- **WRITTEN REQUEST**:
In your copy, repeat the records exactly and leave out the pictures.

- **INPUT FOR THIS TASK**:
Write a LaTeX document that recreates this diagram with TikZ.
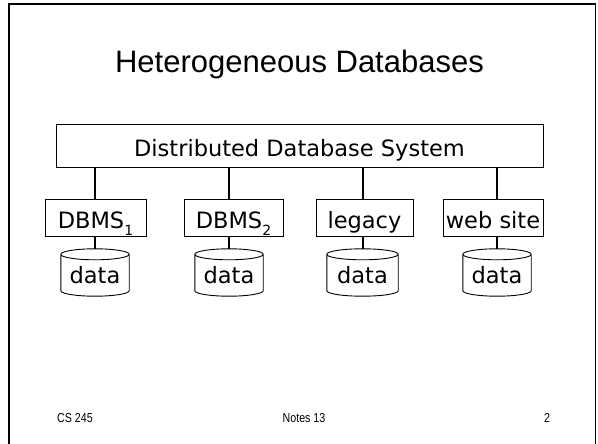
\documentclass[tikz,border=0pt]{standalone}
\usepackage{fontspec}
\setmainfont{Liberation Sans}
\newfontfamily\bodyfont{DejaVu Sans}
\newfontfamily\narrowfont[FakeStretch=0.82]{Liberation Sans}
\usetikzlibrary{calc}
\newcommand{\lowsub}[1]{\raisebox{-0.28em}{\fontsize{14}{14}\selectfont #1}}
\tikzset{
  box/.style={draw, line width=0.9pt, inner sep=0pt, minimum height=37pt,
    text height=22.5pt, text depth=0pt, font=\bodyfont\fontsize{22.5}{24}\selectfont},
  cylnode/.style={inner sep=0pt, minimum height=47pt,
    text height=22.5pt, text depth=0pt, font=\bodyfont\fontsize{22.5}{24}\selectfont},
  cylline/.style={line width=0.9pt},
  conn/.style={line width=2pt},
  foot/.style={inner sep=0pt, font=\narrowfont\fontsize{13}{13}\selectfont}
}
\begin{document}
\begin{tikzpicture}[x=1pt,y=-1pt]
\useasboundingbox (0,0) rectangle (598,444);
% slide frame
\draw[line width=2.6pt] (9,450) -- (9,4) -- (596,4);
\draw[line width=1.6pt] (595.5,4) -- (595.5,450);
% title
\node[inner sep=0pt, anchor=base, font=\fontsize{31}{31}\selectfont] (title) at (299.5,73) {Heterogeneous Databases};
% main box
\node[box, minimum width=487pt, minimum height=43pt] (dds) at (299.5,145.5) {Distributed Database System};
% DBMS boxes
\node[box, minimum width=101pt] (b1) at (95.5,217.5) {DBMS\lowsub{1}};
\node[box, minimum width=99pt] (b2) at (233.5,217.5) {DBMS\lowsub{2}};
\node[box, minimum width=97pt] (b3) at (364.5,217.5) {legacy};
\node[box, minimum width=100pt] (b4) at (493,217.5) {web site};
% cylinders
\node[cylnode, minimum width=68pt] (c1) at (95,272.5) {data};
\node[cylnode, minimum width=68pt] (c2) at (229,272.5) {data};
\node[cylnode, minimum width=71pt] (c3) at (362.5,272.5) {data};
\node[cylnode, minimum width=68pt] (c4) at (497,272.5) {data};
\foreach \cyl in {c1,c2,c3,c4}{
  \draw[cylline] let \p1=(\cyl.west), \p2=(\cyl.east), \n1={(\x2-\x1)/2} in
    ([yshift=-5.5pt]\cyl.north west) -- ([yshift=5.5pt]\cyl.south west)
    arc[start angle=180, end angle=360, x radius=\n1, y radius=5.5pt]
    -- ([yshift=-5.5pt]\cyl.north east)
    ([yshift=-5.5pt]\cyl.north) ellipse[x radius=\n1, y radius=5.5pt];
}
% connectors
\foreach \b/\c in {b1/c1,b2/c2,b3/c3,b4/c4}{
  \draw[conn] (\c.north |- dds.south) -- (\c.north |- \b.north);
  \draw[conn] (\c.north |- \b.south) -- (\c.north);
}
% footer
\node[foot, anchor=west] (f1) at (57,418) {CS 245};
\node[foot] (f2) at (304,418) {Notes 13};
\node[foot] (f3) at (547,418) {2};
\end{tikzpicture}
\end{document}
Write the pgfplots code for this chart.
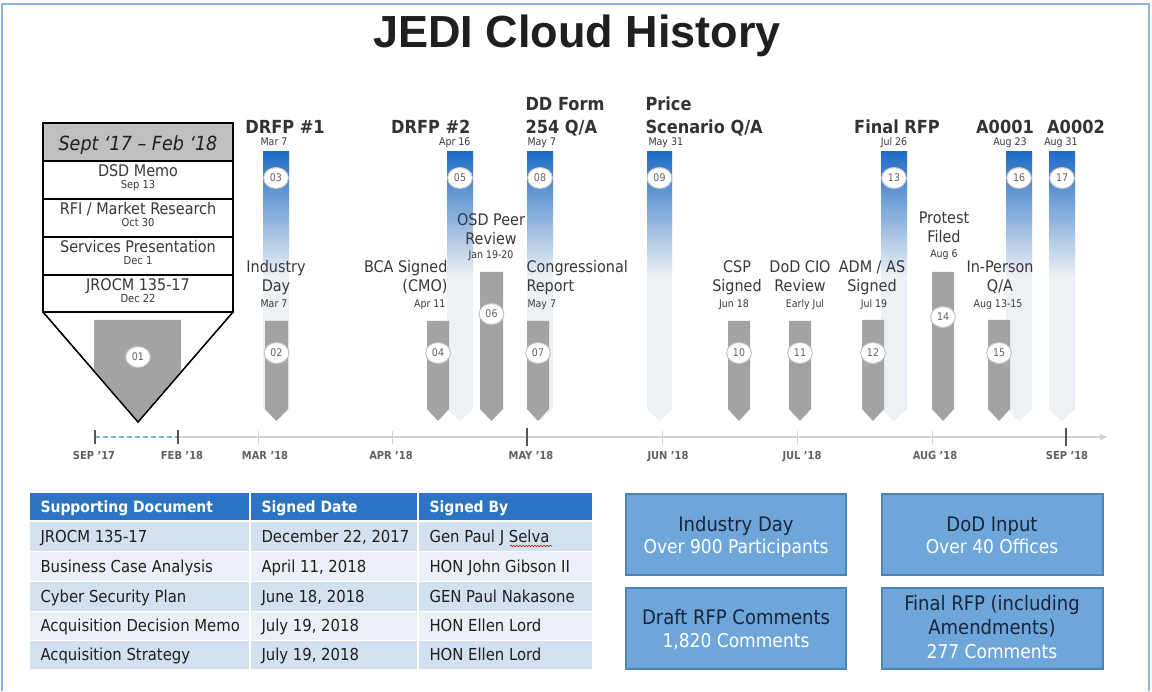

- **REPLY**:
Write a LaTeX document that recreates this diagram with TikZ.
\documentclass[tikz,border=0pt]{standalone}
\usepackage{fontspec}
\setmainfont{Liberation Sans}
\newfontfamily\bodyfont{DejaVu Sans}
\newfontfamily\narrowfont[FakeStretch=0.82]{Liberation Sans}
\usetikzlibrary{calc}
\newcommand{\lowsub}[1]{\raisebox{-0.28em}{\fontsize{14}{14}\selectfont #1}}
\tikzset{
  box/.style={draw, line width=0.9pt, inner sep=0pt, minimum height=37pt,
    text height=22.5pt, text depth=0pt, font=\bodyfont\fontsize{22.5}{24}\selectfont},
  cylnode/.style={inner sep=0pt, minimum height=47pt,
    text height=22.5pt, text depth=0pt, font=\bodyfont\fontsize{22.5}{24}\selectfont},
  cylline/.style={line width=0.9pt},
  conn/.style={line width=2pt},
  foot/.style={inner sep=0pt, font=\narrowfont\fontsize{13}{13}\selectfont}
}
\begin{document}
\begin{tikzpicture}[x=1pt,y=-1pt]
\useasboundingbox (0,0) rectangle (598,444);
% slide frame
\draw[line width=2.6pt] (9,450) -- (9,4) -- (596,4);
\draw[line width=1.6pt] (595.5,4) -- (595.5,450);
% title
\node[inner sep=0pt, anchor=base, font=\fontsize{31}{31}\selectfont] (title) at (299.5,73) {Heterogeneous Databases};
% main box
\node[box, minimum width=487pt, minimum height=43pt] (dds) at (299.5,145.5) {Distributed Database System};
% DBMS boxes
\node[box, minimum width=101pt] (b1) at (95.5,217.5) {DBMS\lowsub{1}};
\node[box, minimum width=99pt] (b2) at (233.5,217.5) {DBMS\lowsub{2}};
\node[box, minimum width=97pt] (b3) at (364.5,217.5) {legacy};
\node[box, minimum width=100pt] (b4) at (493,217.5) {web site};
% cylinders
\node[cylnode, minimum width=68pt] (c1) at (95,272.5) {data};
\node[cylnode, minimum width=68pt] (c2) at (229,272.5) {data};
\node[cylnode, minimum width=71pt] (c3) at (362.5,272.5) {data};
\node[cylnode, minimum width=68pt] (c4) at (497,272.5) {data};
\foreach \cyl in {c1,c2,c3,c4}{
  \draw[cylline] let \p1=(\cyl.west), \p2=(\cyl.east), \n1={(\x2-\x1)/2} in
    ([yshift=-5.5pt]\cyl.north west) -- ([yshift=5.5pt]\cyl.south west)
    arc[start angle=180, end angle=360, x radius=\n1, y radius=5.5pt]
    -- ([yshift=-5.5pt]\cyl.north east)
    ([yshift=-5.5pt]\cyl.north) ellipse[x radius=\n1, y radius=5.5pt];
}
% connectors
\foreach \b/\c in {b1/c1,b2/c2,b3/c3,b4/c4}{
  \draw[conn] (\c.north |- dds.south) -- (\c.north |- \b.north);
  \draw[conn] (\c.north |- \b.south) -- (\c.north);
}
% footer
\node[foot, anchor=west] (f1) at (57,418) {CS 245};
\node[foot] (f2) at (304,418) {Notes 13};
\node[foot] (f3) at (547,418) {2};
\end{tikzpicture}
\end{document}
Write the pgfplots code for this chart.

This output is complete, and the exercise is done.